DIRECTIONS FOR THIS TASK
Retype the records below exactly as they appear.

[Code that draws figures]
☆ ☆ ☆ ☆

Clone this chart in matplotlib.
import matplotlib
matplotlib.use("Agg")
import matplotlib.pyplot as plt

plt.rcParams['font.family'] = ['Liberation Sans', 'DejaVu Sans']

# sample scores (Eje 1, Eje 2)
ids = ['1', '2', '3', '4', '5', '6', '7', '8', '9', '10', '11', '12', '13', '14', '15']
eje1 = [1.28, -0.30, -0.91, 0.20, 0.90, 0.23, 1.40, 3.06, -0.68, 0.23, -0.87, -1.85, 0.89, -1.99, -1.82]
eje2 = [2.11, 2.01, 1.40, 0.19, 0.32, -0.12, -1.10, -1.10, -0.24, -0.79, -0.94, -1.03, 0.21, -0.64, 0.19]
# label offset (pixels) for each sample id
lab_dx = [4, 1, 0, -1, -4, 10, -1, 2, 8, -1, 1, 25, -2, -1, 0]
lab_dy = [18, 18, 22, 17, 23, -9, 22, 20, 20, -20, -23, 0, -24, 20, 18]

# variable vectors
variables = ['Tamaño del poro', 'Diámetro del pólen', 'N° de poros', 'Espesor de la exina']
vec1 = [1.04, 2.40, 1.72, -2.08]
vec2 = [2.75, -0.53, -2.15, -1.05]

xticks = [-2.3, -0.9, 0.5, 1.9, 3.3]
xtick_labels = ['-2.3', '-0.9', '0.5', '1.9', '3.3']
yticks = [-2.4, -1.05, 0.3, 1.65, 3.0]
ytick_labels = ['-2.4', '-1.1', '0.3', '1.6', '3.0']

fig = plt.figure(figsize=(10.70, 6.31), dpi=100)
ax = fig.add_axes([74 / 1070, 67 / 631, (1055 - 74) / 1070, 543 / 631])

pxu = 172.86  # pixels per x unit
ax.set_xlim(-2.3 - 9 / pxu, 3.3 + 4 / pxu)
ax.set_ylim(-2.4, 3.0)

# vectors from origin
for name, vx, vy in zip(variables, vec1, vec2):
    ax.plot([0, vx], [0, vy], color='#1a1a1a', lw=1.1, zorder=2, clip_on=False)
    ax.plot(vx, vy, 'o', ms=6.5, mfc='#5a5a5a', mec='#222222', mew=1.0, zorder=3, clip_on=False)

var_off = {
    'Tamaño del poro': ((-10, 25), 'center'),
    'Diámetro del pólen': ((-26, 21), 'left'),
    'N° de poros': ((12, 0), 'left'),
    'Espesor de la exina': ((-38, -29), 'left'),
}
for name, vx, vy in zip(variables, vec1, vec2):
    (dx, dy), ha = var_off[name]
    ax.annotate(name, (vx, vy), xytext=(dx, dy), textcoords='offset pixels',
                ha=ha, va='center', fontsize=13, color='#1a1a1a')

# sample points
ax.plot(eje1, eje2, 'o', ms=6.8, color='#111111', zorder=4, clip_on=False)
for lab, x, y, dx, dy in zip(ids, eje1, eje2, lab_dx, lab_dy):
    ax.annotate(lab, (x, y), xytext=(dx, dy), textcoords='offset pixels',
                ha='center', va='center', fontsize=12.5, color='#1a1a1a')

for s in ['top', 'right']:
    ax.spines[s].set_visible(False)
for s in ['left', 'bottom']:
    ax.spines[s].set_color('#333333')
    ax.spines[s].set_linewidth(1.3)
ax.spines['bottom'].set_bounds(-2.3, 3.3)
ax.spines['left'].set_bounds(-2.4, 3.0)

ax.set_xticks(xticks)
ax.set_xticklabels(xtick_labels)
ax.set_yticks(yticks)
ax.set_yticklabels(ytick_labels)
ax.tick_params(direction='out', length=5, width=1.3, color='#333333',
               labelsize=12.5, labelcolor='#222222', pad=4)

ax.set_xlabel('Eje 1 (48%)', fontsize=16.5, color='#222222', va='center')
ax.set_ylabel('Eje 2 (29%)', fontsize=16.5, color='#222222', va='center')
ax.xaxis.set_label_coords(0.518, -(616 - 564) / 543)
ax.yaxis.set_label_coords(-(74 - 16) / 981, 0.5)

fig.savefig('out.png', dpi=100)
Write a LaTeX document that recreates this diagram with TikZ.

☆ ☆ ☆ ☆

RESULT FOR THIS EXERCISE
Clone this chart in matplotlib.
import matplotlib
matplotlib.use("Agg")
import matplotlib.pyplot as plt

plt.rcParams['font.family'] = ['Liberation Sans', 'DejaVu Sans']

# sample scores (Eje 1, Eje 2)
ids = ['1', '2', '3', '4', '5', '6', '7', '8', '9', '10', '11', '12', '13', '14', '15']
eje1 = [1.28, -0.30, -0.91, 0.20, 0.90, 0.23, 1.40, 3.06, -0.68, 0.23, -0.87, -1.85, 0.89, -1.99, -1.82]
eje2 = [2.11, 2.01, 1.40, 0.19, 0.32, -0.12, -1.10, -1.10, -0.24, -0.79, -0.94, -1.03, 0.21, -0.64, 0.19]
# label offset (pixels) for each sample id
lab_dx = [4, 1, 0, -1, -4, 10, -1, 2, 8, -1, 1, 25, -2, -1, 0]
lab_dy = [18, 18, 22, 17, 23, -9, 22, 20, 20, -20, -23, 0, -24, 20, 18]

# variable vectors
variables = ['Tamaño del poro', 'Diámetro del pólen', 'N° de poros', 'Espesor de la exina']
vec1 = [1.04, 2.40, 1.72, -2.08]
vec2 = [2.75, -0.53, -2.15, -1.05]

xticks = [-2.3, -0.9, 0.5, 1.9, 3.3]
xtick_labels = ['-2.3', '-0.9', '0.5', '1.9', '3.3']
yticks = [-2.4, -1.05, 0.3, 1.65, 3.0]
ytick_labels = ['-2.4', '-1.1', '0.3', '1.6', '3.0']

fig = plt.figure(figsize=(10.70, 6.31), dpi=100)
ax = fig.add_axes([74 / 1070, 67 / 631, (1055 - 74) / 1070, 543 / 631])

pxu = 172.86  # pixels per x unit
ax.set_xlim(-2.3 - 9 / pxu, 3.3 + 4 / pxu)
ax.set_ylim(-2.4, 3.0)

# vectors from origin
for name, vx, vy in zip(variables, vec1, vec2):
    ax.plot([0, vx], [0, vy], color='#1a1a1a', lw=1.1, zorder=2, clip_on=False)
    ax.plot(vx, vy, 'o', ms=6.5, mfc='#5a5a5a', mec='#222222', mew=1.0, zorder=3, clip_on=False)

var_off = {
    'Tamaño del poro': ((-10, 25), 'center'),
    'Diámetro del pólen': ((-26, 21), 'left'),
    'N° de poros': ((12, 0), 'left'),
    'Espesor de la exina': ((-38, -29), 'left'),
}
for name, vx, vy in zip(variables, vec1, vec2):
    (dx, dy), ha = var_off[name]
    ax.annotate(name, (vx, vy), xytext=(dx, dy), textcoords='offset pixels',
                ha=ha, va='center', fontsize=13, color='#1a1a1a')

# sample points
ax.plot(eje1, eje2, 'o', ms=6.8, color='#111111', zorder=4, clip_on=False)
for lab, x, y, dx, dy in zip(ids, eje1, eje2, lab_dx, lab_dy):
    ax.annotate(lab, (x, y), xytext=(dx, dy), textcoords='offset pixels',
                ha='center', va='center', fontsize=12.5, color='#1a1a1a')

for s in ['top', 'right']:
    ax.spines[s].set_visible(False)
for s in ['left', 'bottom']:
    ax.spines[s].set_color('#333333')
    ax.spines[s].set_linewidth(1.3)
ax.spines['bottom'].set_bounds(-2.3, 3.3)
ax.spines['left'].set_bounds(-2.4, 3.0)

ax.set_xticks(xticks)
ax.set_xticklabels(xtick_labels)
ax.set_yticks(yticks)
ax.set_yticklabels(ytick_labels)
ax.tick_params(direction='out', length=5, width=1.3, color='#333333',
               labelsize=12.5, labelcolor='#222222', pad=4)

ax.set_xlabel('Eje 1 (48%)', fontsize=16.5, color='#222222', va='center')
ax.set_ylabel('Eje 2 (29%)', fontsize=16.5, color='#222222', va='center')
ax.xaxis.set_label_coords(0.518, -(616 - 564) / 543)
ax.yaxis.set_label_coords(-(74 - 16) / 981, 0.5)

fig.savefig('out.png', dpi=100)
Write a LaTeX document that recreates this diagram with TikZ.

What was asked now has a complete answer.